Si les panneaux légers sont une solution toute trouvée pour ce type de structure, reste que le marché, bien qu’existant sur le papier se montrez insuffisamment exploité, par manque d’incitation politique notamment – une situation illustrée par le cas de Créawatt, fabricant français de panneaux solaires flexibles légers, en redressement judiciaire en attente éventuelle d’un plan de continuation ou de reprise.
Une évolution structurante du modèle économique du solaire en toiture est aussi observée : la filière bascule globalement du “net-metering” (modèle de soutien initial, où le surplus injecté dans le réseau est rémunéré sur un tarif fixe) au “net-billing”, qui rémunère ce surplus au prix spot du marché, plus faibles, mais aussi fluctuants.
Ce changement de paradigme s’inscrit, selon Enerdata, dans une volonté de réaligner les incitations économiques d’un secteur désormais bien lancé et de stimuler le développement du stockage et de la flexibilité énergétique – au risque de réduire la rentabilité des installations si les comportements et les technologiques ne s’adaptent par suffisamment, ou pas suffisamment vite.

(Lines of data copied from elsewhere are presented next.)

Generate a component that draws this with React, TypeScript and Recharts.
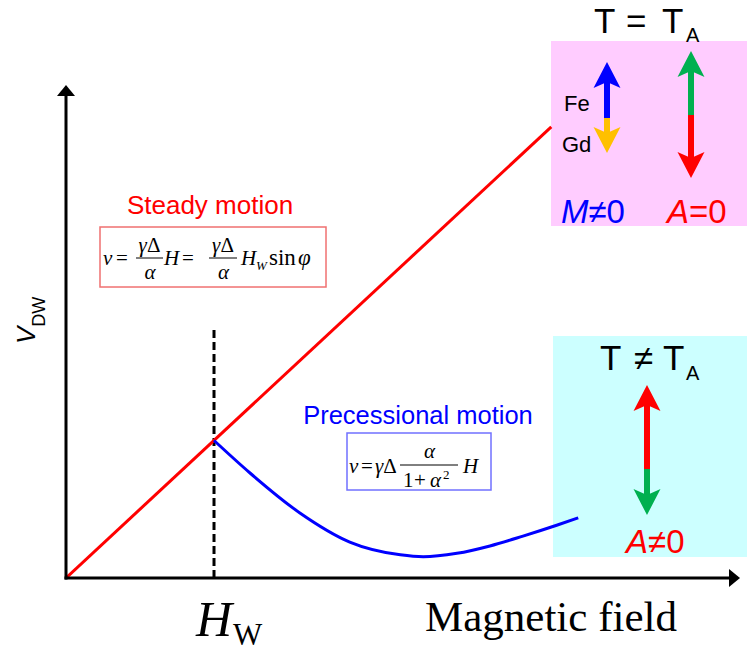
import React from 'react';
import { ComposedChart, Line, XAxis, YAxis, ReferenceLine, Customized } from 'recharts';

// ---- data (abstract units: magnetic field H, domain-wall velocity v) ----
const steadyH = [0, 7.2];
const steadyV = [0, 9.15];
const walkerField = 2.196;
const walkerLineTop = 5.07;
const precessH = [2.196, 2.73, 3.47, 4.21, 4.96, 5.3, 5.8, 6.29, 6.78, 7.28, 7.6];
const precessV = [2.79, 2.13, 1.32, 0.73, 0.47, 0.43, 0.5, 0.65, 0.85, 1.07, 1.22];
const axisMax = 10;

const steadyData = steadyH.map((h, i) => ({ h, v: steadyV[i] }));
const precessData = precessH.map((h, i) => ({ h, v: precessV[i] }));

const sans = '"Liberation Sans", Arial, sans-serif';
const serif = '"Liberation Serif", "Times New Roman", serif';

const RED = '#ff0000';
const BLUE = '#0000ff';
const GREEN = '#00b050';
const YELLOW = '#ffc000';

function AxisArrow(props: any) {
  const { x1, y1, x2, y2 } = props;
  const dx = x2 - x1;
  const dy = y2 - y1;
  const len = Math.hypot(dx, dy) || 1;
  const ux = dx / len;
  const uy = dy / len;
  const headL = 11;
  const headW = 9;
  const bx = x2 - ux * headL;
  const by = y2 - uy * headL;
  const px = -uy;
  const py = ux;
  return (
    <g>
      <line x1={x1 - ux * 1.5} y1={y1 - uy * 1.5} x2={bx + ux * 2} y2={by + uy * 2} stroke="#000" strokeWidth={3} />
      <polygon
        points={`${x2},${y2} ${bx + px * headW},${by + py * headW} ${bx - px * headW},${by - py * headW}`}
        fill="#000"
      />
    </g>
  );
}

function head(x: number, tip: number, dir: number, color: string) {
  // dir = -1 pointing up, +1 pointing down
  const L = 26;
  const W = 13.5;
  const notch = 20;
  const by = tip - dir * L;
  const ny = tip - dir * notch;
  return <polygon points={`${x},${tip} ${x - W},${by} ${x},${ny} ${x + W},${by}`} fill={color} />;
}

function shaft(x: number, yA: number, yB: number, color: string) {
  return <line x1={x} y1={yA} x2={x} y2={yB} stroke={color} strokeWidth={6} />;
}

function BoxesLayer() {
  return (
    <g>
      <rect x={551} y={41} width={196} height={185} fill="#ffccff" />
      <rect x={553} y={336} width={194} height={221} fill="#ccffff" />
    </g>
  );
}

function AnnotationsLayer() {
  return (
    <g>
      {/* Pink box content */}
      <text x={594} y={33} fontFamily={sans} fontSize={35} fill="#000">T</text>
      <text x={626} y={33} fontFamily={sans} fontSize={35} fill="#000">=</text>
      <text x={662} y={33} fontFamily={sans} fontSize={35} fill="#000">T</text>
      <text x={686} y={42} fontFamily={sans} fontSize={20} fill="#000">A</text>

      {shaft(607, 118, 78, BLUE)}
      {head(607, 62, -1, BLUE)}
      {shaft(607, 118, 136, YELLOW)}
      {head(607, 153, 1, YELLOW)}
      <text x={564} y={111} fontFamily={sans} fontSize={22} fill="#000">Fe</text>
      <text x={562} y={152} fontFamily={sans} fontSize={22} fill="#000">Gd</text>

      {shaft(691, 115, 68, GREEN)}
      {head(691, 51, -1, GREEN)}
      {shaft(691, 115, 162, RED)}
      {head(691, 178, 1, RED)}

      <text x={561} y={223} fontFamily={sans} fontSize={33} fill={BLUE}>
        <tspan fontStyle="italic">M</tspan>
        <tspan>≠0</tspan>
      </text>
      <text x={667} y={223} fontFamily={sans} fontSize={33} fill={RED}>
        <tspan fontStyle="italic">A</tspan>
        <tspan>=0</tspan>
      </text>

      {/* Cyan box content */}
      <text x={600} y={370} fontFamily={sans} fontSize={35} fill="#000">T</text>
      <text x={634} y={370} fontFamily={sans} fontSize={35} fill="#000">≠</text>
      <text x={663} y={370} fontFamily={sans} fontSize={35} fill="#000">T</text>
      <text x={686} y={380} fontFamily={sans} fontSize={20} fill="#000">A</text>

      {shaft(647, 469, 401, RED)}
      {head(647, 385, -1, RED)}
      {shaft(647, 469, 499, GREEN)}
      {head(647, 515, 1, GREEN)}

      <text x={626} y={553} fontFamily={sans} fontSize={33} fill={RED}>
        <tspan fontStyle="italic">A</tspan>
        <tspan>≠0</tspan>
      </text>

      {/* Steady motion */}
      <text x={210} y={214} textAnchor="middle" fontFamily={sans} fontSize={26} fill={RED}>Steady motion</text>
      <rect x={100} y={227} width={226} height={60} fill="#fff" stroke="#f07070" strokeWidth={1.5} />
      <g fontFamily={serif} fontSize={21} fill="#000">
        <text x={103} y={265} fontStyle="italic">v</text>
        <text x={116} y={265}>=</text>
        <text x={149.5} y={252} textAnchor="middle"><tspan fontStyle="italic">γ</tspan>Δ</text>
        <line x1={136} y1={258} x2={163} y2={258} stroke="#000" strokeWidth={1} />
        <text x={150} y={279} textAnchor="middle" fontStyle="italic">α</text>
        <text x={164} y={265} fontStyle="italic">H</text>
        <text x={182} y={265}>=</text>
        <text x={223} y={252} textAnchor="middle"><tspan fontStyle="italic">γ</tspan>Δ</text>
        <line x1={209} y1={258} x2={237} y2={258} stroke="#000" strokeWidth={1} />
        <text x={223.5} y={279} textAnchor="middle" fontStyle="italic">α</text>
        <text x={241} y={265} fontStyle="italic">H</text>
        <text x={256} y={270} fontStyle="italic" fontSize={13}>W</text>
        <text x={269} y={265} fontSize={23}>sin</text>
        <text x={298} y={265} fontStyle="italic" fontSize={23}>φ</text>
      </g>

      {/* Precessional motion */}
      <text x={418} y={424} textAnchor="middle" fontFamily={sans} fontSize={25.5} fill={BLUE}>Precessional motion</text>
      <rect x={347} y={433} width={144} height={57} fill="#fff" stroke="#7070ff" strokeWidth={1.5} />
      <g fontFamily={serif} fontSize={21} fill="#000">
        <text x={349} y={473} fontStyle="italic">v</text>
        <text x={361} y={473}>=</text>
        <text x={375} y={473}><tspan fontStyle="italic">γ</tspan>Δ</text>
        <line x1={400} y1={465} x2={458} y2={465} stroke="#000" strokeWidth={1} />
        <text x={429.5} y={458} textAnchor="middle" fontStyle="italic">α</text>
        <text x={403} y={487}>1</text>
        <text x={414} y={487}>+</text>
        <text x={430} y={487} fontStyle="italic">α</text>
        <text x={443} y={479} fontSize={13}>2</text>
        <text x={463} y={473} fontStyle="italic">H</text>
      </g>

      {/* Axis labels */}
      <text transform="translate(35,344) rotate(-90)" fontFamily={sans} fill="#000">
        <tspan fontSize={26} fontStyle="italic">V</tspan>
        <tspan fontSize={18} dy={10}>DW</tspan>
      </text>
      <text x={196} y={636} fontFamily={serif} fontSize={50} fontStyle="italic" fill="#000">H</text>
      <text x={233} y={645} fontFamily={serif} fontSize={31} fill="#000">W</text>
      <text x={425} y={631} fontFamily={serif} fontSize={43} fill="#000">Magnetic field</text>
    </g>
  );
}

export default function App() {
  return (
    <div style={{ position: 'absolute', left: 0, top: 0, width: 751, height: 653, background: '#fff' }}>
      <ComposedChart width={751} height={653} margin={{ top: 85, right: 11, bottom: 75, left: 66 }}>
        <XAxis type="number" dataKey="h" domain={[0, axisMax]} hide allowDataOverflow />
        <YAxis type="number" dataKey="v" domain={[0, axisMax]} hide allowDataOverflow />
        <Customized component={BoxesLayer} />
        <ReferenceLine
          segment={[{ x: walkerField, y: 0 }, { x: walkerField, y: walkerLineTop }]}
          stroke="#000"
          strokeWidth={3}
          strokeDasharray="8 4"
          ifOverflow="visible"
        />
        <Line
          data={steadyData}
          dataKey="v"
          type="linear"
          stroke={RED}
          strokeWidth={3}
          dot={false}
          activeDot={false}
          isAnimationActive={false}
        />
        <Line
          data={precessData}
          dataKey="v"
          type="monotone"
          stroke={BLUE}
          strokeWidth={3}
          dot={false}
          activeDot={false}
          isAnimationActive={false}
        />
        <ReferenceLine segment={[{ x: 0, y: 0 }, { x: axisMax, y: 0 }]} shape={AxisArrow} ifOverflow="visible" />
        <ReferenceLine segment={[{ x: 0, y: 0 }, { x: 0, y: axisMax }]} shape={AxisArrow} ifOverflow="visible" />
        <Customized component={AnnotationsLayer} />
      </ComposedChart>
    </div>
  );
}
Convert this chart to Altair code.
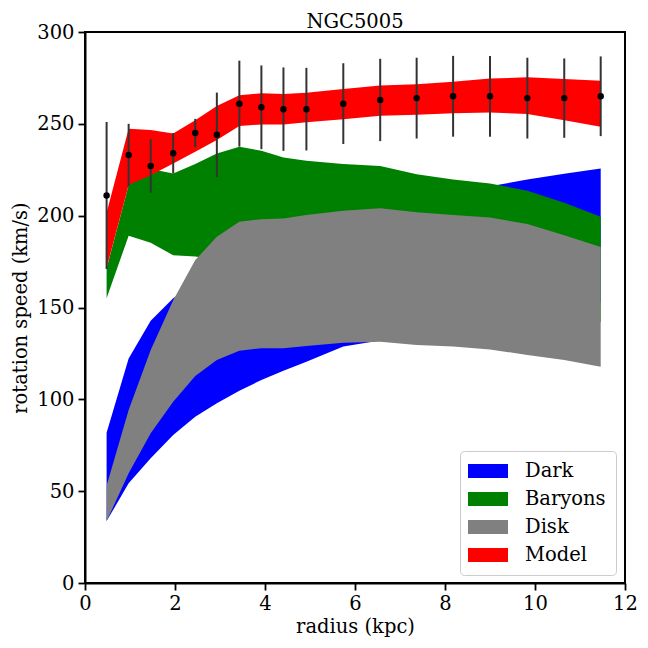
import altair as alt
import pandas as pd

# ---- data ----
r = [0.48, 0.97, 1.46, 1.96, 2.45, 2.93, 3.43, 3.92, 4.41, 4.92, 5.74, 6.56,
     7.37, 8.18, 9.0, 9.83, 10.65, 11.46]
v_obs = [211, 233, 227, 234, 245, 244, 261, 259, 258, 258, 261, 263,
         264, 265, 265, 264, 264, 265]
v_err = [40, 17, 14.5, 11, 7.7, 23, 23.4, 22.8, 22.7, 22.5, 22, 22.4,
         22, 22, 22, 22, 21.6, 21.7]

model_hi = [201.6, 247.3, 246.6, 244.8, 252, 259.7, 265.6, 266.6, 266.2, 266.9,
            268.9, 270.9, 271.6, 272.9, 274.7, 275.3, 274.4, 273.4]
model_lo = [171.5, 216.7, 222, 228.4, 234.8, 241.2, 248.8, 249.7, 249.7, 250.8,
            252.5, 254.4, 255, 255.7, 256.2, 255.3, 252, 248.4]

bary_hi = [171.3, 216.7, 225.4, 223, 228.1, 233.9, 237.5, 235.3, 231.7, 229.9,
           228.1, 227, 222.6, 219.7, 217.5, 213.6, 207, 199.4]
bary_lo = [155, 189.1, 185.3, 178.4, 177.7, 176, 174, 172, 170, 168,
           165, 162, 158, 155, 152, 149, 146, 142]

disk_hi = [53, 94.2, 126.8, 154, 175.8, 188.5, 196.7, 198.1, 198.5, 200.3,
           202.7, 204, 201.8, 200.3, 199, 195.4, 189.4, 183]
disk_lo = [33.7, 59.7, 81.5, 98.7, 112.7, 121.4, 126.5, 127.8, 127.8, 129,
           130.8, 131.4, 129.6, 128.7, 127.2, 124.1, 121.4, 117.8]

dark_hi = [81.8, 122.3, 142.8, 155, 163, 170, 177, 183, 188, 192,
           198, 203, 208, 212, 216, 219.7, 222.8, 225.7]
dark_lo = [33.7, 54.3, 67.9, 80.6, 90.5, 97.8, 104.7, 110.5, 115.6, 120.5,
           128.7, 132, 137, 141, 145, 148, 150, 153]

components = ["Dark", "Baryons", "Disk", "Model"]
comp_colors = ["#0000ff", "#008000", "#808080", "#ff0000"]

FONT = "DejaVu Serif"
FS = 19.5

def band(name, lo, hi):
    return pd.DataFrame({"r": r, "lo": lo, "hi": hi, "comp": name})

bands = {
    "Dark": band("Dark", dark_lo, dark_hi),
    "Baryons": band("Baryons", bary_lo, bary_hi),
    "Disk": band("Disk", disk_lo, disk_hi),
    "Model": band("Model", model_lo, model_hi),
}

obs = pd.DataFrame({
    "r": r,
    "v": v_obs,
    "vlo": [v - e for v, e in zip(v_obs, v_err)],
    "vhi": [v + e for v, e in zip(v_obs, v_err)],
})

xscale = alt.Scale(domain=[0, 12], nice=False, zero=False)
yscale = alt.Scale(domain=[0, 300], nice=False)

xaxis = alt.Axis(values=[0, 2, 4, 6, 8, 10, 12], title="radius (kpc)",
                 grid=False, format="d", labelFlush=False)
yaxis = alt.Axis(values=[0, 50, 100, 150, 200, 250, 300],
                 title="rotation speed (km/s)", grid=False, format="d",
                 labelFlush=False)

color = alt.Color(
    "comp:N",
    scale=alt.Scale(domain=components, range=comp_colors),
    legend=alt.Legend(title=None),
)

layers = []
for name in components:
    layers.append(
        alt.Chart(bands[name]).mark_area(opacity=1, interpolate="linear").encode(
            x=alt.X("r:Q", scale=xscale, axis=xaxis),
            y=alt.Y("lo:Q", scale=yscale, axis=yaxis),
            y2="hi:Q",
            color=color,
        )
    )

errbars = alt.Chart(obs).mark_rule(color="#333333", strokeWidth=2).encode(
    x=alt.X("r:Q", scale=xscale, axis=xaxis),
    y=alt.Y("vlo:Q", scale=yscale, axis=yaxis),
    y2="vhi:Q",
)
points = alt.Chart(obs).mark_circle(color="black", opacity=1, size=42).encode(
    x=alt.X("r:Q", scale=xscale, axis=xaxis),
    y=alt.Y("v:Q", scale=yscale, axis=yaxis),
)

chart = alt.layer(*layers, errbars, points).properties(
    width=540,
    height=551,
    title=alt.TitleParams("NGC5005", font=FONT, fontSize=FS, fontWeight="normal",
                          color="black", offset=5, frame="group", dy=15),
    autosize=alt.AutoSizeParams(type="none"),
    padding={"left": 77, "top": 24, "right": 15, "bottom": 57},
).configure_view(
    stroke="black", strokeWidth=2
).configure_axis(
    labelFont=FONT, labelFontSize=FS, labelColor="black",
    titleFont=FONT, titleFontSize=FS, titleFontWeight="normal", titleColor="black",
    tickSize=7, tickWidth=1.8, tickColor="black",
    domainColor="black", domainWidth=2, labelPadding=4,
).configure_axisX(
    titlePadding=5
).configure_axisY(
    titlePadding=6
).configure_legend(
    orient="none", legendX=375, legendY=419,
    labelFont=FONT, labelFontSize=FS, labelColor="black",
    symbolType="M-2,-0.7L2,-0.7L2,0.7L-2,0.7Z", symbolSize=400,
    symbolStrokeWidth=0, symbolOpacity=1,
    padding=10, rowPadding=8, labelOffset=27, symbolOffset=8,
    strokeColor="#cccccc", cornerRadius=4, fillColor="rgba(255,255,255,0.8)",
)

chart.save("out.html", embed_options={"renderer": "svg", "actions": False})
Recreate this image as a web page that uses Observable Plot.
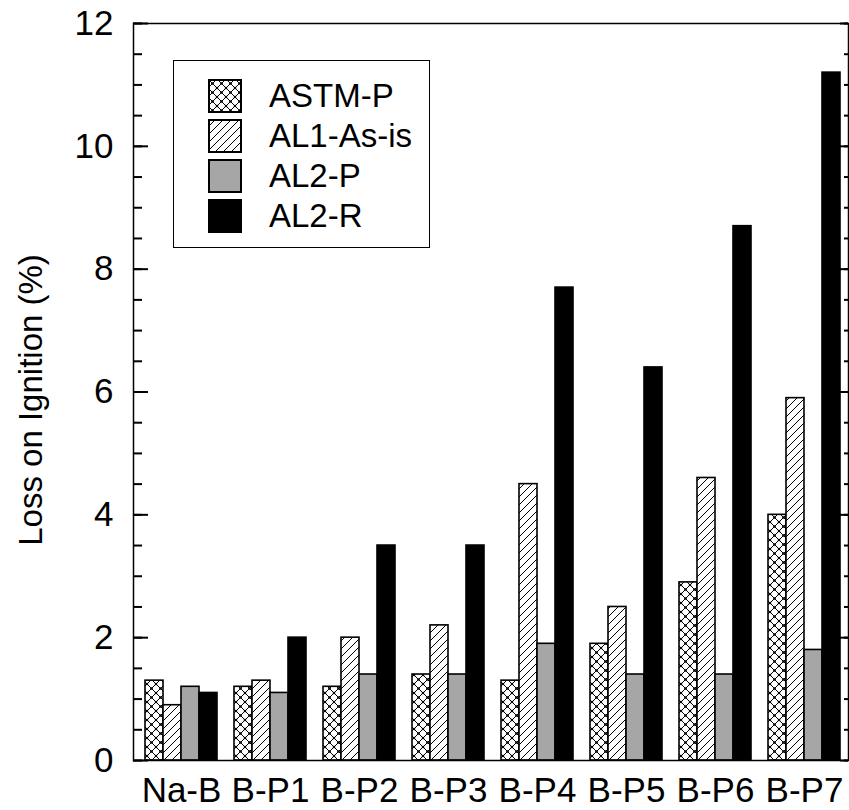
<!DOCTYPE html>
<html>
<head>
<meta charset="utf-8">
<script src="https://cdn.jsdelivr.net/npm/d3@7"></script>
<script src="https://cdn.jsdelivr.net/npm/@observablehq/plot@0.6"></script>
<style>
  html, body { margin: 0; padding: 0; background: #fff; }
  #wrap { position: relative; width: 849px; height: 810px; font-family: "Liberation Sans", Arial, sans-serif; overflow: hidden; }
  #wrap > svg, #wrap > figure { position: absolute; left: 0; top: 0; margin: 0; }
  #legend { position: absolute; left: 173px; top: 60px; width: 257px; height: 188px; border: 1.5px solid #000; background: #fff; box-sizing: border-box; }
  .row { position: absolute; left: 34px; height: 34px; display: flex; align-items: center; font-size: 33px; color: #000; }
  .row svg { margin-right: 27px; }
  #ytitle { position: absolute; left: 31px; top: 400px; transform: translate(-50%, -50%) rotate(-90deg); font-size: 33px; white-space: nowrap; color: #000; }
</style>
</head>
<body>
<div id="wrap"></div>
<script>
// ---- data ----
const groups = ["Na-B", "B-P1", "B-P2", "B-P3", "B-P4", "B-P5", "B-P6", "B-P7"];
const series = ["ASTM-P", "AL1-As-is", "AL2-P", "AL2-R"];
const astmP  = [1.3, 1.2, 1.2, 1.4, 1.3, 1.9, 2.9, 4.0];
const al1    = [0.9, 1.3, 2.0, 2.2, 4.5, 2.5, 4.6, 5.9];
const al2P   = [1.2, 1.1, 1.4, 1.4, 1.9, 1.4, 1.4, 1.8];
const al2R   = [1.1, 2.0, 3.5, 3.5, 7.7, 6.4, 8.7, 11.2];
const yMajorTicks = [0, 2, 4, 6, 8, 10, 12];
const yMinorTicks = d3.range(0, 12.01, 0.5);
const yTitle = "Loss on Ignition (%)";

const fills = ["url(#crossPat)", "url(#hatchPat)", "#a6a6a6", "#000000"];
const valuesBySeries = [astmP, al1, al2P, al2R];
const data = [];
groups.forEach((g, gi) => series.forEach((s, si) => data.push({group: g, series: s, value: valuesBySeries[si][gi]})));

const wrap = document.getElementById("wrap");

// pattern defs
const ns = "http://www.w3.org/2000/svg";
const defsSvg = document.createElementNS(ns, "svg");
defsSvg.setAttribute("width", "0");
defsSvg.setAttribute("height", "0");
defsSvg.style.position = "absolute";
defsSvg.innerHTML = `
<defs>
  <pattern id="crossPat" patternUnits="userSpaceOnUse" width="9" height="9">
    <rect width="9" height="9" fill="#fff"/>
    <path d="M0,0L9,9M9,0L0,9" stroke="#000" stroke-width="1"/>
    <circle cx="4.5" cy="4.5" r="1.3" fill="#000"/>
    <circle cx="0" cy="0" r="1.3" fill="#000"/>
    <circle cx="9" cy="0" r="1.3" fill="#000"/>
    <circle cx="0" cy="9" r="1.3" fill="#000"/>
    <circle cx="9" cy="9" r="1.3" fill="#000"/>
  </pattern>
  <pattern id="hatchPat" patternUnits="userSpaceOnUse" width="8" height="8">
    <rect width="8" height="8" fill="#fff"/>
    <path d="M0,8L8,0M-2,2L2,-2M6,10L10,6" stroke="#000" stroke-width="1"/>
  </pattern>
</defs>`;
wrap.appendChild(defsSvg);

const font = "Liberation Sans, Arial, sans-serif";
const W = 849, H = 810, ML = 133, MR = 1, MT = 23, MB = 50;
const frameW = W - ML - MR;

// bars plot (faceted by group)
const bars = Plot.plot({
  width: W,
  height: H,
  marginLeft: ML,
  marginRight: 0,
  marginTop: MT,
  marginBottom: MB,
  style: {fontFamily: font, background: "transparent", color: "#000"},
  fx: {domain: groups, range: [ML, 852], paddingInner: 0.19, paddingOuter: 0.095, label: null},
  x: {domain: series, padding: 0, axis: null},
  y: {domain: [0, 12], axis: null},
  color: {type: "ordinal", domain: series, range: fills},
  marks: [
    Plot.barY(data, {fx: "group", x: "series", y: "value", fill: "series", stroke: "#000", strokeWidth: 1.6}),
    Plot.axisFx({anchor: "bottom", tickSize: 0, tickPadding: 17, fontSize: 35, label: null})
  ]
});
wrap.appendChild(bars);

// axes/frame overlay
const fmt = d => String(d);
const axes = Plot.plot({
  width: W,
  height: H,
  marginLeft: ML,
  marginRight: MR,
  marginTop: MT,
  marginBottom: MB,
  style: {fontFamily: font, background: "transparent", color: "#000"},
  x: {domain: [0, 1], axis: null},
  y: {domain: [0, 12], axis: null},
  marks: [
    // inward ticks, left side
    Plot.tickY(yMinorTicks, {y: d => d, insetRight: frameW - 9, stroke: "#000", strokeWidth: 2}),
    Plot.tickY(yMajorTicks, {y: d => d, insetRight: frameW - 15, stroke: "#000", strokeWidth: 2}),
    // inward ticks, right side
    Plot.tickY(yMinorTicks, {y: d => d, insetLeft: frameW - 4, stroke: "#000", strokeWidth: 2}),
    Plot.tickY(yMajorTicks, {y: d => d, insetLeft: frameW - 8, stroke: "#000", strokeWidth: 2}),
    Plot.axisY(yMajorTicks, {anchor: "left", tickSize: 0, tickPadding: 20, fontSize: 35, tickFormat: fmt, label: null}),
    Plot.frame({stroke: "#000", strokeWidth: 1.5})
  ]
});
wrap.appendChild(axes);

// legend
const legend = document.createElement("div");
legend.id = "legend";
series.forEach((s, i) => {
  const row = document.createElement("div");
  row.className = "row";
  row.style.top = (18 + i * 40) + "px";
  row.innerHTML = `<svg width="34" height="34"><rect x="1" y="1" width="32" height="32" fill="${fills[i]}" stroke="#000" stroke-width="2"/></svg><span>${s}</span>`;
  legend.appendChild(row);
});
wrap.appendChild(legend);

// y title
const yt = document.createElement("div");
yt.id = "ytitle";
yt.textContent = yTitle;
wrap.appendChild(yt);
</script>
</body>
</html>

La filière française face à ses défis
En France, le solaire en toiture représente environ la moitié des 24 GW de PV installés fin 2024 et continue de se développer malgré la baisse des tarifs d’achat. La Programmation Pluriannuelle de l’Énergie (PPE), en cours de finalisation, vise une montée en puissance à 100 GW installés en 2050, avec 57% des nouvelles installations en toiture, majoritairement au sein des segments petits et moyens (41%) et grandes toitures industrielles (16%).
Couplée à un contexte politique mouvant marqué par le gel ou la contestation de la PPE, des attaques ciblées sur les obligations de solarisation, et une opposition croissante (en tout cas brandie politiquement à l’extrême droite) à la massification des renouvelables, et une stratégie axée sur le nucléaire à tout prix, la situation pose des enjeux cruciaux pour soutenir la dynamique du solaire en toiture en France.